The Uganda Muslim Liberation Army (abbreviated UMLA) was a Muslim rebel group in Uganda. Its fighters were mainly from among the Baganda ethnic group's Muslim minority along with some non-Baganda Muslims. The group was formed in 1995 in opposition to the Museveni government after accusing it of persecuting Muslims in Buganda.

==History==
The UMLA formally declared war on Yoweri Museveni's Ugandan government in January 1995. In February 1995, the group launched its first military operations near Lake Albert, which failed and resulted in their retreat to Zaire (present-day the Democratic Republic of Congo).

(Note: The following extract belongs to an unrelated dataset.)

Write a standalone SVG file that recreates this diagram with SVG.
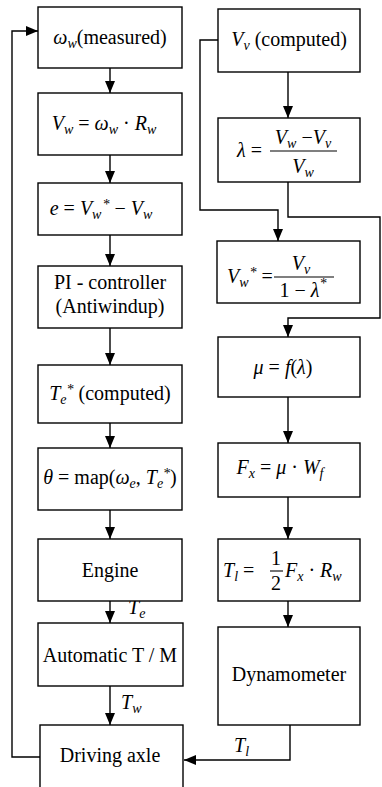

Museveni denounced the rebels as Islamic fundamentalists, whose sole purpose was to destabilize the Great Lakes Region as "agents of [Sudan's] NIF government". The self-proclaimed purpose of the UMLA was to topple Museveni's government and stop the alleged mistreatment of Muslims in Buganda by them. The UMLA claimed that Museveni's National Resistance Army (NRA) had committed war crimes and massacres against Muslims during the Ugandan Bush War, a claim which Museveni denies.

In 1996, the UMLA merged with the Allied Democratic Movement, remnants of the National Army for the Liberation of Uganda (NALU), and militant members of the local Tablighi Jamaat to form the Allied Democratic Forces, allegedly with assistance from the Sudanese government. Despite not waging a significant insurgency, the group was a primary focus of bitter relations between the Sudanese and Ugandan governments.